Gene editing of CD3 epsilon gene to redirect regulatory T cells for adoptive T cell transfer

I.

Adoptive transfer of regulatory T cells (Tregs) is a promising strategy to combat immunopathologies in transplantation and autoimmune diseases. Antigen-specific Tregs are more effective in modulating undesired immune reactions, but their low frequency in peripheral blood poses challenges for manufacturing and their clinical application. Chimeric antigen receptors (CARs) have been used to redirect the specificity of Tregs, employing retroviral vectors. However, retroviral gene transfer is costly, time consuming, and raises safety issues. Here, we explored non-viral gene editing to redirect Tregs with CARs, using HLA-A2-specific constructs for proof-of-concept studies in transplantation models.

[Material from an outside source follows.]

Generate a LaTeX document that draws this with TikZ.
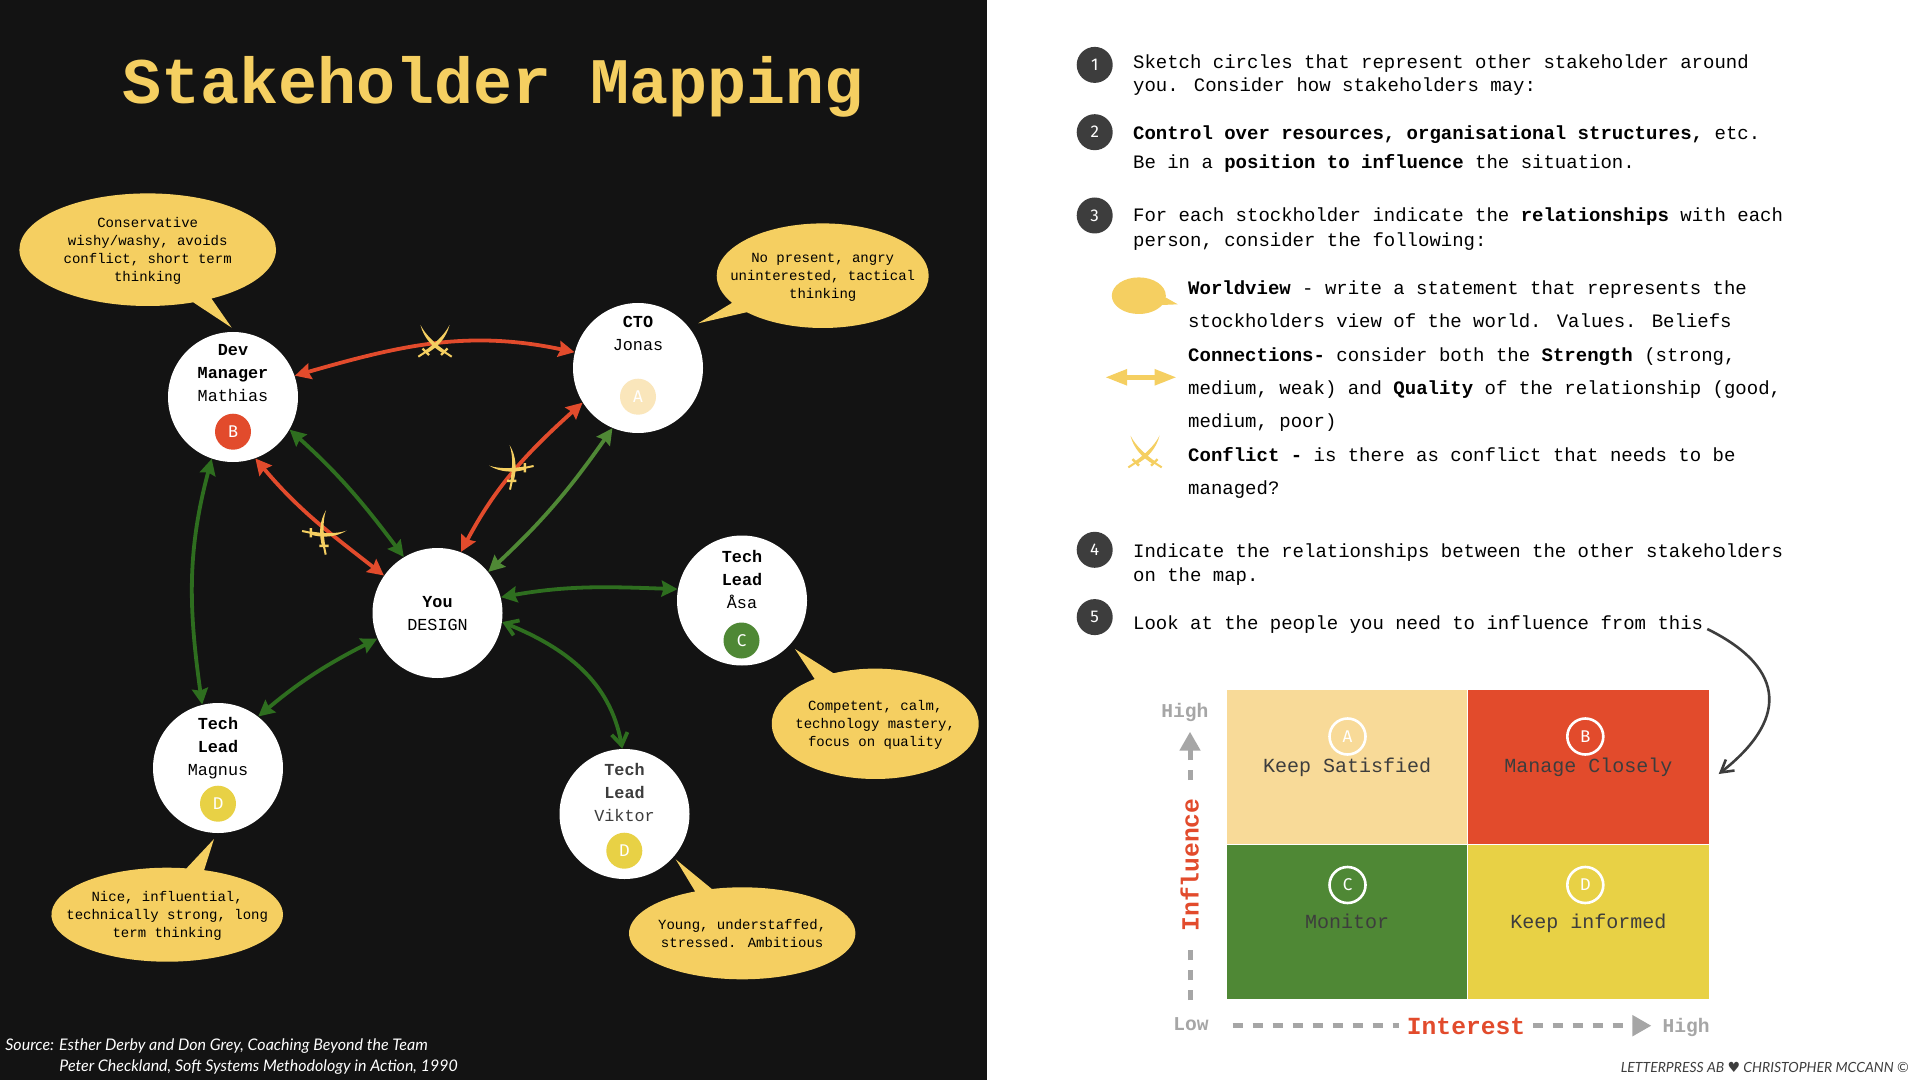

We introduce a virus-free CRISPR-Cas12a approach to integrate an antigen-binding domain into the CD3 epsilon ( CD3ε ) gene, generating Tregs expressing a T cell receptor fusion construct (TruC). These CD3ε -TruC Tregs exhibit potent antigen-dependent activation while maintaining responsiveness to TCR/CD3 stimulation. This enables preferential enrichment of TruC-redirected Tregs via repetitive CD3/CD28-stimulation in a GMP-compatible expansion system. Non-viral gene edited CD3ε -TruC Tregs retained their phenotypic, epigenetic, and functional identity. In a humanized mouse model, HLA-A2-specific CD3ε -TruC Tregs demonstrate superior protection of allogeneic HLA-A2 ⁺ skin grafts from rejection compared to polyclonal Tregs. This approach provides a pathway for developing clinical-grade CD3ε -TruC-based Treg cell products for transplantation immunotherapy and other immunopathologies.